> Exercise task: Take the lines of the data below from the very first through the line containing "observation = list(range(1, 31))" and output them exactly, pictures excluded.

> Material:
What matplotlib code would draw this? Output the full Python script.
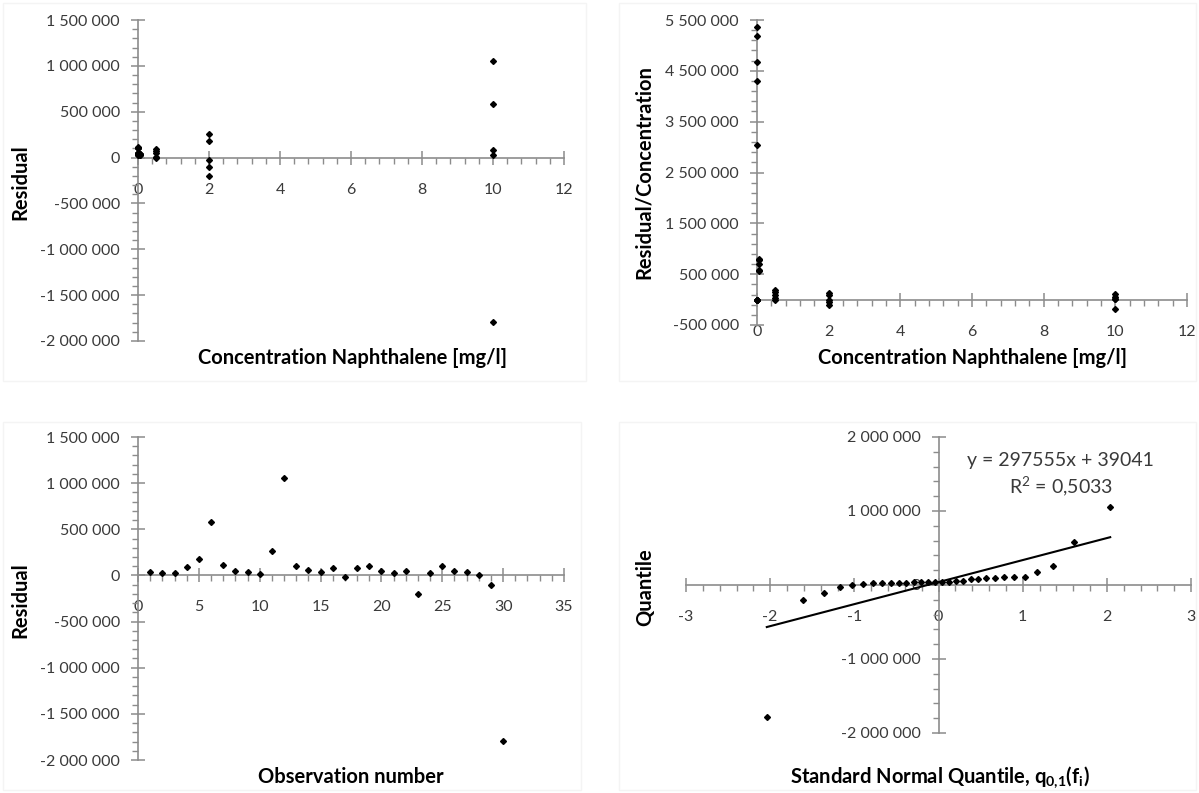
import numpy as np
import matplotlib
matplotlib.use("Agg")
import matplotlib.pyplot as plt
from matplotlib.ticker import FixedLocator, FuncFormatter

plt.rcParams['font.family'] = ['Lato', 'DejaVu Sans']
plt.rcParams['mathtext.fontset'] = 'custom'
plt.rcParams['mathtext.rm'] = 'Lato'
plt.rcParams['mathtext.bf'] = 'Lato:bold'

# naphthalene calibration: 5 series of 6 standards [mg/l]
concentration = [0, 0.01, 0.05, 0.5, 2, 10,
                 0, 0.01, 0.05, 0.5, 2, 10,
                 0, 0.01, 0.05, 0.5, 2, 10,
                 0, 0.01, 0.05, 0.5, 2, 10,
                 0, 0.01, 0.05, 0.5, 2, 10]

# residuals of the linear calibration fit, in observation order
residual = [33000, 30500, 29000, 94000, 178000, 583000,
            112000, 51900, 39000, 11000, 261000, 1054000,
            105000, 53700, 39500, 76000, -22000, 80000,
            105000, 46700, 28500, 47000, -196000, 29000,
            101000, 43000, 35000, 0, -105000, -1790000]

observation = list(range(1, 31))

# standard normal quantiles of the plotting positions (Blom), n = 30
normal_quantile = [-2.040, -1.610, -1.361, -1.176, -1.024, -0.893, -0.776, -0.668,
                   -0.568, -0.473, -0.382, -0.294, -0.209, -0.125, -0.041,
                   0.041, 0.125, 0.209, 0.294, 0.382, 0.473, 0.568, 0.668,
                   0.776, 0.893, 1.024, 1.176, 1.361, 1.610, 2.040]

trend_slope = 297555
trend_intercept = 39041
trend_r2 = '0,5033'

W, H = 1199, 793
AXIS_GREY = '#8c8c8c'
TICK_TXT = '#3a3a3a'


def space_thousands(v, pos):
    return '{:,}'.format(int(round(v))).replace(',', ' ')


def px_box(x0, x1, y0, y1):
    ''' axes box from pixel coords (left, right, top, bottom) '''
    return [x0 / W, 1 - y1 / H, (x1 - x0) / W, (y1 - y0) / H]


def excel_axes(ax, xlim, ylim, xmajor, xminor, ymajor, yminor):
    ax.set_xlim(*xlim)
    ax.set_ylim(*ylim)
    for side in ('top', 'right'):
        ax.spines[side].set_visible(False)
    for side in ('left', 'bottom'):
        ax.spines[side].set_position(('data', 0))
        ax.spines[side].set_color(AXIS_GREY)
        ax.spines[side].set_linewidth(1.2)
    ax.xaxis.set_major_locator(FixedLocator(xmajor))
    ax.xaxis.set_minor_locator(FixedLocator(xminor))
    ax.yaxis.set_major_locator(FixedLocator(ymajor))
    ax.yaxis.set_minor_locator(FixedLocator(yminor))
    ax.yaxis.set_major_formatter(FuncFormatter(space_thousands))
    ax.xaxis.set_major_formatter(FuncFormatter(lambda v, p: '{:g}'.format(v)))
    ax.tick_params(which='major', direction='inout', length=10, width=1.1,
                   color=AXIS_GREY, labelsize=11.5, labelcolor=TICK_TXT)
    ax.tick_params(which='minor', direction='out', length=4, width=1.0,
                   color=AXIS_GREY)
    ax.tick_params(axis='x', which='major', pad=13)
    ax.tick_params(axis='y', which='major', pad=8)
    ax.patch.set_alpha(0)


def title_text(fig, x, y, s, rot=0):
    fig.text(x / W, 1 - y / H, s, ha='center', va='center', rotation=rot,
             fontsize=14.5, fontweight='bold', color='black')


fig = plt.figure(figsize=(W / 100, H / 100), dpi=100)

# faint chart-area frames
for (x0, x1, y0, y1) in [(3, 586, 3, 381), (619, 1196, 3, 381),
                         (3, 581, 422, 790), (619, 1196, 422, 790)]:
    fig.add_artist(plt.Rectangle((x0 / W, 1 - y1 / H), (x1 - x0) / W, (y1 - y0) / H,
                                 transform=fig.transFigure, fill=False,
                                 edgecolor='#f4f4f4', lw=1))

conc = np.array(concentration, dtype=float)
res = np.array(residual, dtype=float)
# zero-concentration blanks end up at 0 (division undefined)
ratio = np.where(conc > 0, res / np.where(conc > 0, conc, 1), 0)

mk = dict(ls='none', marker='D', ms=3.0, color='black', zorder=4, clip_on=False)

# residual vs concentration
ax1 = fig.add_axes(px_box(138, 564, 20, 341))
excel_axes(ax1, (0, 12), (-2e6, 1.5e6),
           np.arange(0, 13, 2), np.arange(0, 12.01, 0.4),
           np.arange(-2e6, 1.5e6 + 1, 5e5), np.arange(-2e6, 1.5e6 + 1, 1e5))
ax1.plot(conc, res, **mk)
title_text(fig, 20, 182, 'Residual', 90)
title_text(fig, 352, 358, 'Concentration Naphthalene [mg/l]')

# residual / concentration vs concentration
ax2 = fig.add_axes(px_box(757, 1187, 20, 325))
excel_axes(ax2, (0, 12), (-5e5, 5.5e6),
           np.arange(0, 13, 2), np.arange(0, 12.01, 0.4),
           np.arange(-5e5, 5.5e6 + 1, 1e6), np.arange(-5e5, 5.5e6 + 1, 2e5))
ax2.plot(conc, ratio, **mk)
title_text(fig, 644, 172, 'Residual/Concentration', 90)
title_text(fig, 973, 358, 'Concentration Naphthalene [mg/l]')

# residual vs observation number
ax3 = fig.add_axes(px_box(138, 564, 437, 760))
excel_axes(ax3, (0, 35), (-2e6, 1.5e6),
           np.arange(0, 36, 5), np.arange(0, 36, 1),
           np.arange(-2e6, 1.5e6 + 1, 5e5), np.arange(-2e6, 1.5e6 + 1, 1e5))
ax3.plot(observation, res, **mk)
title_text(fig, 20, 600, 'Residual', 90)
title_text(fig, 351, 777, 'Observation number')

# normal quantile plot with linear trend
ax4 = fig.add_axes(px_box(686, 1191, 437, 733))
excel_axes(ax4, (-3, 3), (-2e6, 2e6),
           np.arange(-3, 3.01, 1), np.arange(-3, 3.01, 0.2),
           np.arange(-2e6, 2e6 + 1, 1e6), np.arange(-2e6, 2e6 + 1, 2e5))
qx = np.array(normal_quantile)
ax4.plot(qx, np.sort(res), **mk)
tx = np.array([qx.min(), qx.max()])
ax4.plot(tx, trend_slope * tx + trend_intercept, color='black', lw=1.5, zorder=3)
fig.text(1060 / W, 1 - 460 / H, 'y = {}x + {}'.format(trend_slope, trend_intercept),
         ha='center', va='center', fontsize=14, color=TICK_TXT)
fig.text(1061 / W, 1 - 487 / H, 'R$^2$ = ' + trend_r2,
         ha='center', va='center', fontsize=14, color=TICK_TXT)
title_text(fig, 645, 587, 'Quantile', 90)
title_text(fig, 940, 777, r'Standard Normal Quantile, q$_{\mathbf{0{,}1}}$(f$_{\mathbf{i}}$)')

fig.savefig('out.png', dpi=100)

> Exercise response:
What matplotlib code would draw this? Output the full Python script.
import numpy as np
import matplotlib
matplotlib.use("Agg")
import matplotlib.pyplot as plt
from matplotlib.ticker import FixedLocator, FuncFormatter

plt.rcParams['font.family'] = ['Lato', 'DejaVu Sans']
plt.rcParams['mathtext.fontset'] = 'custom'
plt.rcParams['mathtext.rm'] = 'Lato'
plt.rcParams['mathtext.bf'] = 'Lato:bold'

# naphthalene calibration: 5 series of 6 standards [mg/l]
concentration = [0, 0.01, 0.05, 0.5, 2, 10,
                 0, 0.01, 0.05, 0.5, 2, 10,
                 0, 0.01, 0.05, 0.5, 2, 10,
                 0, 0.01, 0.05, 0.5, 2, 10,
                 0, 0.01, 0.05, 0.5, 2, 10]

# residuals of the linear calibration fit, in observation order
residual = [33000, 30500, 29000, 94000, 178000, 583000,
            112000, 51900, 39000, 11000, 261000, 1054000,
            105000, 53700, 39500, 76000, -22000, 80000,
            105000, 46700, 28500, 47000, -196000, 29000,
            101000, 43000, 35000, 0, -105000, -1790000]

observation = list(range(1, 31))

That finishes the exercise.